## AIM OF THE EXERCISE
Leave out the pictures and restate the rest of the data exactly.

## GIVEN MATERIAL

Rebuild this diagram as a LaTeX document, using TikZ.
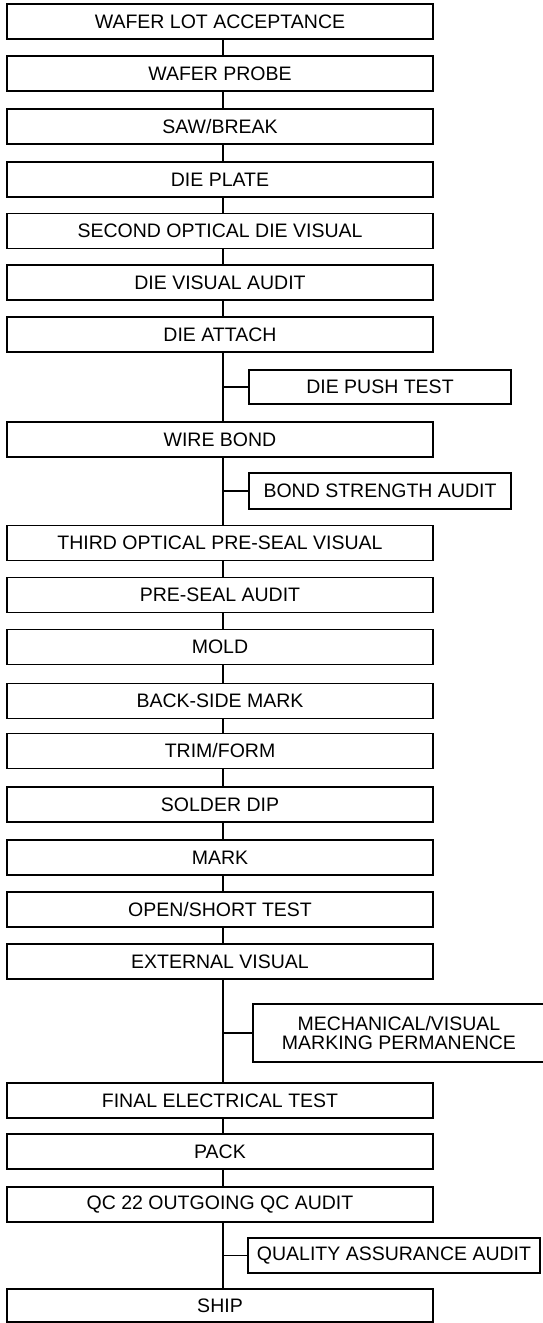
\documentclass[tikz,border=0pt]{standalone}
\usepackage{fontspec}
\setmainfont{Liberation Sans}
\begin{document}
\begin{tikzpicture}[x=1pt,y=-1pt,
  box/.style={draw=black, line width=1.5pt, minimum width=426pt, minimum height=35pt,
    inner sep=0pt, font=\fontsize{19.5}{19.5}\selectfont, align=center},
  sidebox/.style={box, minimum width=262pt},
  link/.style={line width=1.5pt}]
\fill[white] (0,0) rectangle (542,1323);
\useasboundingbox (0,0) rectangle (542,1323);
\coordinate (spine) at (223,0);
\node[box] (m1)  at (220,21.5)  {WAFER LOT ACCEPTANCE};
\node[box] (m2)  at (220,73.5)  {WAFER PROBE};
\node[box] (m3)  at (220,126.5) {SAW/BREAK};
\node[box] (m4)  at (220,179.5) {DIE PLATE};
\node[box] (m5)  at (220,231)   {SECOND OPTICAL DIE VISUAL};
\node[box] (m6)  at (220,282.5) {DIE VISUAL AUDIT};
\node[box] (m7)  at (220,334.5) {DIE ATTACH};
\node[box] (m8)  at (220,439.5) {WIRE BOND};
\node[box] (m9)  at (220,543)   {THIRD OPTICAL PRE-SEAL VISUAL};
\node[box] (m10) at (220,595)   {PRE-SEAL AUDIT};
\node[box] (m11) at (220,647)   {MOLD};
\node[box] (m12) at (220,701)   {BACK-SIDE MARK};
\node[box] (m13) at (220,751)   {TRIM/FORM};
\node[box] (m14) at (220,804.5) {SOLDER DIP};
\node[box] (m15) at (220,857.5) {MARK};
\node[box] (m16) at (220,909.5) {OPEN/SHORT TEST};
\node[box] (m17) at (220,961.5) {EXTERNAL VISUAL};
\node[box] (m18) at (220,1100.5){FINAL ELECTRICAL TEST};
\node[box] (m19) at (220,1151.5){PACK};
\node[box] (m20) at (220,1204.5){QC 22 OUTGOING QC AUDIT};
\node[box, minimum height=33pt] (m21) at (220,1305.5){SHIP};
\node[sidebox, minimum height=34pt] (s1) at (380,387) {DIE PUSH TEST};
\node[sidebox, minimum height=36pt] (s2) at (380,491) {BOND STRENGTH AUDIT};
\node[sidebox, minimum width=292pt, minimum height=58pt] (s3) at (399,1033) {MECHANICAL/VISUAL\\MARKING PERMANENCE};
\node[sidebox, minimum width=292pt, minimum height=35pt] (s4) at (394,1255.5) {QUALITY ASSURANCE AUDIT};
\foreach \a/\b in {m1/m2,m2/m3,m3/m4,m4/m5,m5/m6,m6/m7,m7/m8,m8/m9,m9/m10,m10/m11,
  m11/m12,m12/m13,m13/m14,m14/m15,m15/m16,m16/m17,m17/m18,m18/m19,m19/m20,m20/m21}
  \draw[link] (\a.south -| spine) -- (\b.north -| spine);
\foreach \s in {s1,s2,s3,s4}
  \draw[link] (\s.west -| spine) -- (\s.west);
\end{tikzpicture}
\end{document}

## FULL ANSWER
Rebuild this diagram as a LaTeX document, using TikZ.
\documentclass[tikz,border=0pt]{standalone}
\usepackage{fontspec}
\setmainfont{Liberation Sans}
\begin{document}
\begin{tikzpicture}[x=1pt,y=-1pt,
  box/.style={draw=black, line width=1.5pt, minimum width=426pt, minimum height=35pt,
    inner sep=0pt, font=\fontsize{19.5}{19.5}\selectfont, align=center},
  sidebox/.style={box, minimum width=262pt},
  link/.style={line width=1.5pt}]
\fill[white] (0,0) rectangle (542,1323);
\useasboundingbox (0,0) rectangle (542,1323);
\coordinate (spine) at (223,0);
\node[box] (m1)  at (220,21.5)  {WAFER LOT ACCEPTANCE};
\node[box] (m2)  at (220,73.5)  {WAFER PROBE};
\node[box] (m3)  at (220,126.5) {SAW/BREAK};
\node[box] (m4)  at (220,179.5) {DIE PLATE};
\node[box] (m5)  at (220,231)   {SECOND OPTICAL DIE VISUAL};
\node[box] (m6)  at (220,282.5) {DIE VISUAL AUDIT};
\node[box] (m7)  at (220,334.5) {DIE ATTACH};
\node[box] (m8)  at (220,439.5) {WIRE BOND};
\node[box] (m9)  at (220,543)   {THIRD OPTICAL PRE-SEAL VISUAL};
\node[box] (m10) at (220,595)   {PRE-SEAL AUDIT};
\node[box] (m11) at (220,647)   {MOLD};
\node[box] (m12) at (220,701)   {BACK-SIDE MARK};
\node[box] (m13) at (220,751)   {TRIM/FORM};
\node[box] (m14) at (220,804.5) {SOLDER DIP};
\node[box] (m15) at (220,857.5) {MARK};
\node[box] (m16) at (220,909.5) {OPEN/SHORT TEST};
\node[box] (m17) at (220,961.5) {EXTERNAL VISUAL};
\node[box] (m18) at (220,1100.5){FINAL ELECTRICAL TEST};
\node[box] (m19) at (220,1151.5){PACK};
\node[box] (m20) at (220,1204.5){QC 22 OUTGOING QC AUDIT};
\node[box, minimum height=33pt] (m21) at (220,1305.5){SHIP};
\node[sidebox, minimum height=34pt] (s1) at (380,387) {DIE PUSH TEST};
\node[sidebox, minimum height=36pt] (s2) at (380,491) {BOND STRENGTH AUDIT};
\node[sidebox, minimum width=292pt, minimum height=58pt] (s3) at (399,1033) {MECHANICAL/VISUAL\\MARKING PERMANENCE};
\node[sidebox, minimum width=292pt, minimum height=35pt] (s4) at (394,1255.5) {QUALITY ASSURANCE AUDIT};
\foreach \a/\b in {m1/m2,m2/m3,m3/m4,m4/m5,m5/m6,m6/m7,m7/m8,m8/m9,m9/m10,m10/m11,
  m11/m12,m12/m13,m13/m14,m14/m15,m15/m16,m16/m17,m17/m18,m18/m19,m19/m20,m20/m21}
  \draw[link] (\a.south -| spine) -- (\b.north -| spine);
\foreach \s in {s1,s2,s3,s4}
  \draw[link] (\s.west -| spine) -- (\s.west);
\end{tikzpicture}
\end{document}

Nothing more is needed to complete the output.